What I don’t see – even AFTER reading SCOTUSblog – is the issue of officials refusing to enforce laws they don’t like. We had that here with Clean Elections, although that used funding as the mechanism to deny the law. DOES the injunction stand? I don’t see how tht 9th Circuit can decide if something is (federal) Constitutional at the state level and void a valid law. If the injunction relied on the STATE constitution, that would have made sense but I haven’t seen where this was even tried at the state level.

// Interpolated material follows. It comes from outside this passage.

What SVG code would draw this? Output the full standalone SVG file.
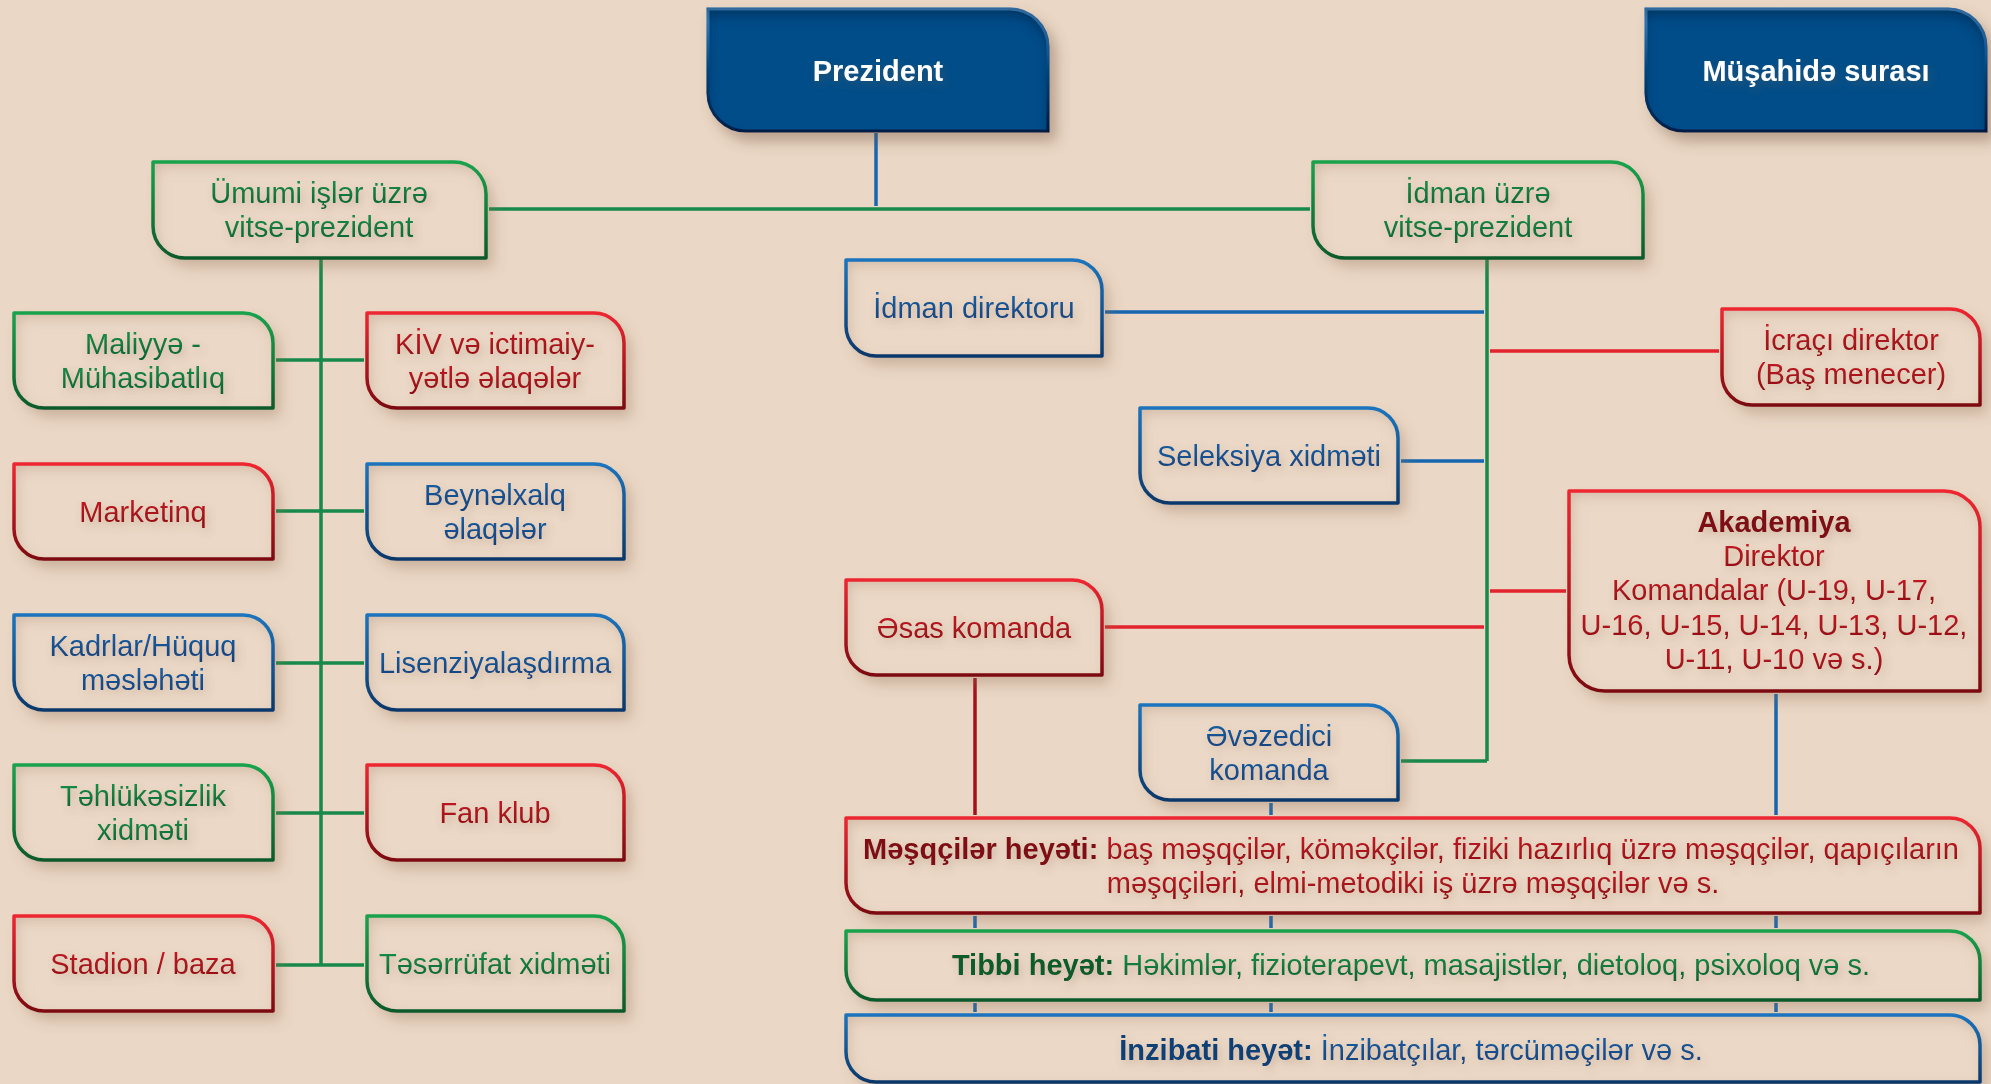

This business of refusing to enforce laws is a new-ish ploy by the Executives, but now governors and the Chief Executive seem to think it’s OK. The only other time I can recall is George Wallace, and troops were sent in over that. Isn’t this kind of lawlessness DANGEROUS? To be clear – I am talking about the practice, not the specific issue. BMG wouldn’t like it if a Governor or Atty General refused to enforce envoirnmental laws, for example, but this seems to say that’s OK.
centralmassdad says
An executive that is not bound by legislation that the executive doesn’t like seems less like an executive and more like a monarch.
At the federal level, this was one of the larger problems with the last presidential administration– the theory of the “unitary executive,” which is the most un-conservative idea to emerge from the right in many, many decades.
Limits on the authority of the executive should apply in both directions.
efkjr says
Executives have been declining to enforce laws they believe to be unconstitutional for quite sometime. There’s a 1994 memo available from the Office of Legal Counsel that cites to the generally accepted proposition that the executive is not bound to enforce unconstitutional laws with support at least as far back as 1860.
Even Justice Scalia acknowledged in Freytag v. Commissioner (in a concurrence, p. 906) that the executive can ignore laws that are unconstitutional.
This really isn’t a new concept at all.
Presidents take an oath to enforce the constitution. Laws that are contrary to the constitution should not be enforced. I don’t see why you need SCOTUS to make that determination.
David says
As far as I can tell, you’re comparing apples and oranges. There was no significant refusal to “enforce” Prop 8 that I’m aware of. Once Prop 8 went into effect, same-sex marriages stopped in CA. The state did indeed refuse to defend the law in court, but that is quite different from refusing to enforce it. It is not lawlessness – far from it.
Regarding your other, rather confused point: all state laws must be consistent not only with their state Constitutions, but also with the federal Constitution. And it is entirely – indeed, routinely – within the purview of federal courts to consider federal constitutional challenges to state laws.
So, to answer your question: yes, the injunction that was issued by the federal district court in CA is still in effect, and once the stays that were put in place by the various courts of appeals while the appeals were pending are vacated (which they will be in light of today’s ruling), it is absolutely 100% clear that the couples who sued the state over Prop 8 will be permitted to marry. It is very likely, though a tad less than 100% clear to me, that same-sex marriage generally will restart in California because of that same injunction, though it’s conceivable that there will be further litigation over how broadly the injunction applies.
petr says
I’m certain you dont mean to regard the neutering of the Voters Rights Act as somehow not about equality… but there it is.
DOMA was always unconstitutional and this just puts the final nail in the coffin. Amen. However much this is one large step forward, the VRA decision is three, or more, steps back…
merrimackguy says
I was watching a Richard Pryor documentary last night and I had no recollection of his Hollywood Bowl performance in 1977. It does make you think.
More here http://www.bootlegbetty.com/2013/02/05/betteback-1977-a-star-spangled-night-for-rights-turns-sour/#.UcsgUtLkvJg
David says
Obviously not. This post is entirely about what happened today. I already wrote up my thoughts on what happened yesterday – here’s the link, if you missed it.
As for this: “DOMA was always unconstitutional and this just puts the final nail in the coffin” – it’s hard for me to figure out what you mean. Until today, it was being enforced, every day, against legally-married couples. To minimize what happened at the Court today is a mistake. Yes, there is much more to do, and what happened yesterday to the VRA was a bad thing. But if you talk to the right people, they will tell you with tears in their eyes that they never expected to see this day in their lifetimes. What happened today is important. Don’t discount it.